──────── Supplied material

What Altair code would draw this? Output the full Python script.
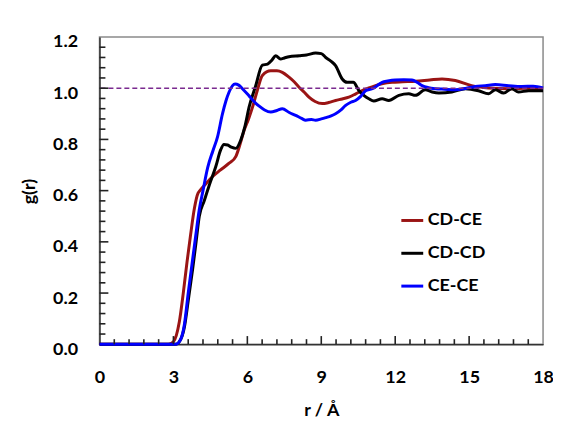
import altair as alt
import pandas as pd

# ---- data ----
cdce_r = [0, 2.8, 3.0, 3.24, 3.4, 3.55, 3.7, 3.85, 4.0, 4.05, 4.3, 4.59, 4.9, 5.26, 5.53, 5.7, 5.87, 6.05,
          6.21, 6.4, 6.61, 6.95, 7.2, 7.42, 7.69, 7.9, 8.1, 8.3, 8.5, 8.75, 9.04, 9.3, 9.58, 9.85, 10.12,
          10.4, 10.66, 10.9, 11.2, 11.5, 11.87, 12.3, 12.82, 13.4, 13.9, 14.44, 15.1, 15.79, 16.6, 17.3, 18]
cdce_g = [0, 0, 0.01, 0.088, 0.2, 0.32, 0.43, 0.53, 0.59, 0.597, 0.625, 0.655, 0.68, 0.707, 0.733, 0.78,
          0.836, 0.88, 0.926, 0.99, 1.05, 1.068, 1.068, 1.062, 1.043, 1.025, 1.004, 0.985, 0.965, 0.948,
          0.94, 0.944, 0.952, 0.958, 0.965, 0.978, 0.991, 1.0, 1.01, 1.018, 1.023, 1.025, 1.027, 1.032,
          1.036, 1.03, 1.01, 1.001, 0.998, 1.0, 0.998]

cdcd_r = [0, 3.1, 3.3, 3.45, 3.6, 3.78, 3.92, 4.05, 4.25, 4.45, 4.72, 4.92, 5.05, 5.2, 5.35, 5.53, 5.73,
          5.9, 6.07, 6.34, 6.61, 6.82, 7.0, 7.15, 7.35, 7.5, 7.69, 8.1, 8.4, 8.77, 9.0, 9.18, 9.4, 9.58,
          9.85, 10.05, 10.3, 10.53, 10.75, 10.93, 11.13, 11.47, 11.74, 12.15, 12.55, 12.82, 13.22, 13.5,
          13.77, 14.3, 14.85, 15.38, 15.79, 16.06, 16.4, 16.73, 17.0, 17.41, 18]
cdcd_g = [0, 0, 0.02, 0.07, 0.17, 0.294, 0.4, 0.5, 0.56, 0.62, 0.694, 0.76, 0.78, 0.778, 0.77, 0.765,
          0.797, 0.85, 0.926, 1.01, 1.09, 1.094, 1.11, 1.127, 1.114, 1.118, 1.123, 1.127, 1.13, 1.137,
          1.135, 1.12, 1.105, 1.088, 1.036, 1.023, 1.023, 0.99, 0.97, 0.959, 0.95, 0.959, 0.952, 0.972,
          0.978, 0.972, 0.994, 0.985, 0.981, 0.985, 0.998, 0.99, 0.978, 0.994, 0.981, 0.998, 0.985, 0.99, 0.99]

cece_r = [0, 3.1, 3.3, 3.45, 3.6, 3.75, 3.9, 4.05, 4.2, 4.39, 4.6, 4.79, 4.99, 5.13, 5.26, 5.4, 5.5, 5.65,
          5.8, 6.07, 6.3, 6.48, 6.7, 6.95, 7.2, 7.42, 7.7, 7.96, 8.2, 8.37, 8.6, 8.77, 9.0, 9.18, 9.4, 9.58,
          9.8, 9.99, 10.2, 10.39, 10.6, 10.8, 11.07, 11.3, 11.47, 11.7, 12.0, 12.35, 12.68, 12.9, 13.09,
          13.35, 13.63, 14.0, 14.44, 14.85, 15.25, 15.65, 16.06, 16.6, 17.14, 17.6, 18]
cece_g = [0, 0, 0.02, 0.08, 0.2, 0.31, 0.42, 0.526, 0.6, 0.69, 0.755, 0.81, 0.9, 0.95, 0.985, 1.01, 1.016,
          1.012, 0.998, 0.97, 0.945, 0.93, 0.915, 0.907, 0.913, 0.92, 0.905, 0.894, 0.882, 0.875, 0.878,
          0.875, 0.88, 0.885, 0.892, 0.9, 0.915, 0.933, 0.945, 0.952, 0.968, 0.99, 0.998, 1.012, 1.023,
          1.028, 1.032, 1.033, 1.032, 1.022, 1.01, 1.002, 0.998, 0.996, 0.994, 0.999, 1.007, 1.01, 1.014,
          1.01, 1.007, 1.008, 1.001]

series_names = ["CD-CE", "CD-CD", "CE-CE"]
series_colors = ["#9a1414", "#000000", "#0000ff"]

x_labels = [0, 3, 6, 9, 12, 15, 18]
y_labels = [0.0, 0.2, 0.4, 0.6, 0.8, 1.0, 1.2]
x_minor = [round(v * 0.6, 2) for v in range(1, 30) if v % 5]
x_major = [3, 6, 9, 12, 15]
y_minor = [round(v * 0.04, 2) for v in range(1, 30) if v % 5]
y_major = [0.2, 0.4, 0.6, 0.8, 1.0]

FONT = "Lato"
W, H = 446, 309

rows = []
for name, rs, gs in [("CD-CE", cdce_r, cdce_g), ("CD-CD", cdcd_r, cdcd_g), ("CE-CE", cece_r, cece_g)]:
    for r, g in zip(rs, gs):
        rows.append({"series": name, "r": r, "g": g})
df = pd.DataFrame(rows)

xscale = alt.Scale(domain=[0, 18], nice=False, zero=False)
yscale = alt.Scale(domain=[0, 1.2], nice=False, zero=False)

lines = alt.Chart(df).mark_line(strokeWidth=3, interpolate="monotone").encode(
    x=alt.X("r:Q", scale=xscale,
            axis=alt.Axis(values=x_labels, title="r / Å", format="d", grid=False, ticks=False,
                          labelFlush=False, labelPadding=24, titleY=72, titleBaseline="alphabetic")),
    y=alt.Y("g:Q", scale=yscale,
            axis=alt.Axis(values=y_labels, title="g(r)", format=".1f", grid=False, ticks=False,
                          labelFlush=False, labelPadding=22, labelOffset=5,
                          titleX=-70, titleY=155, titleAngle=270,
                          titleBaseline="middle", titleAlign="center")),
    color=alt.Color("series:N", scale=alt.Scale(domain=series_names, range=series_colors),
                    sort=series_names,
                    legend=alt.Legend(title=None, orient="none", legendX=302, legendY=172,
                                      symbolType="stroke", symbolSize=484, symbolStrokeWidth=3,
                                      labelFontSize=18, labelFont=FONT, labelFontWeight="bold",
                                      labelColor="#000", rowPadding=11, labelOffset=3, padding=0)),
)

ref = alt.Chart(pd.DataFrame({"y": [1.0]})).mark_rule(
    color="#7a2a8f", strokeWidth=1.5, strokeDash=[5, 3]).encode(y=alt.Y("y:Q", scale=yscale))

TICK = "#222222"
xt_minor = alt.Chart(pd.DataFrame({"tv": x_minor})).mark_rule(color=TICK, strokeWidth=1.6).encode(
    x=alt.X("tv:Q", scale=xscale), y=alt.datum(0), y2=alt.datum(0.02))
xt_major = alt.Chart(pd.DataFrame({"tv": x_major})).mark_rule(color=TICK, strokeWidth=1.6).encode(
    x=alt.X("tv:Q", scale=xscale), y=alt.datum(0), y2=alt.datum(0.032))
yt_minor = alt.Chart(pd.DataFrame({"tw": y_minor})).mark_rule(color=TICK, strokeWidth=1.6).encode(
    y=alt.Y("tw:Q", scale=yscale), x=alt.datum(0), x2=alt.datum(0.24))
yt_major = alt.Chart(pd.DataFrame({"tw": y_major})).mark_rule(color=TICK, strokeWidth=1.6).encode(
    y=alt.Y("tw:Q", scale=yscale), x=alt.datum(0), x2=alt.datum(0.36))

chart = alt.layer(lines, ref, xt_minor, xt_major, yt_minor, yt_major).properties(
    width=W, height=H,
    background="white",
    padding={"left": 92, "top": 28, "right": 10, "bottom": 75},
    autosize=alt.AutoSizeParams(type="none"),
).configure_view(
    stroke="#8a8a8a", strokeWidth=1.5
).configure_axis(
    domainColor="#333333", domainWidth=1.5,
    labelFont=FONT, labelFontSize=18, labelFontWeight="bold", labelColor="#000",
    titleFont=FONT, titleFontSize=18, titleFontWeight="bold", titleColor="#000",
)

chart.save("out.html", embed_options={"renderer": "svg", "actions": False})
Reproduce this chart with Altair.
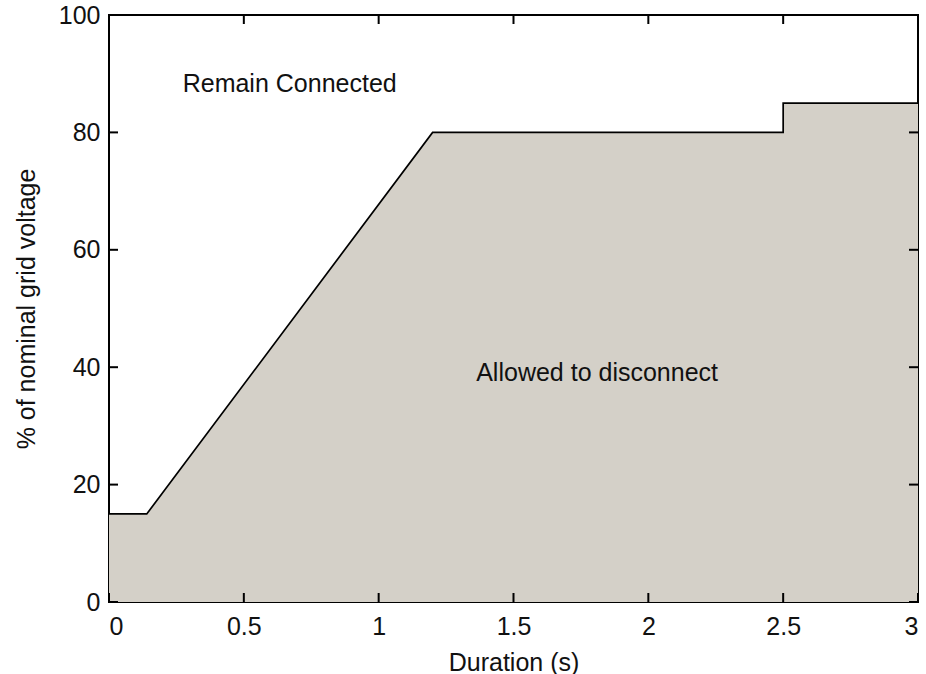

────────────────

#### [Exercise instructions]
Reproduce exactly the run of lines that opens the listing and closes with the line holding "import pandas as pd". Pictures are excluded.

#### [Output below]
What Altair code would draw this? Output the full Python script.
import altair as alt
import pandas as pd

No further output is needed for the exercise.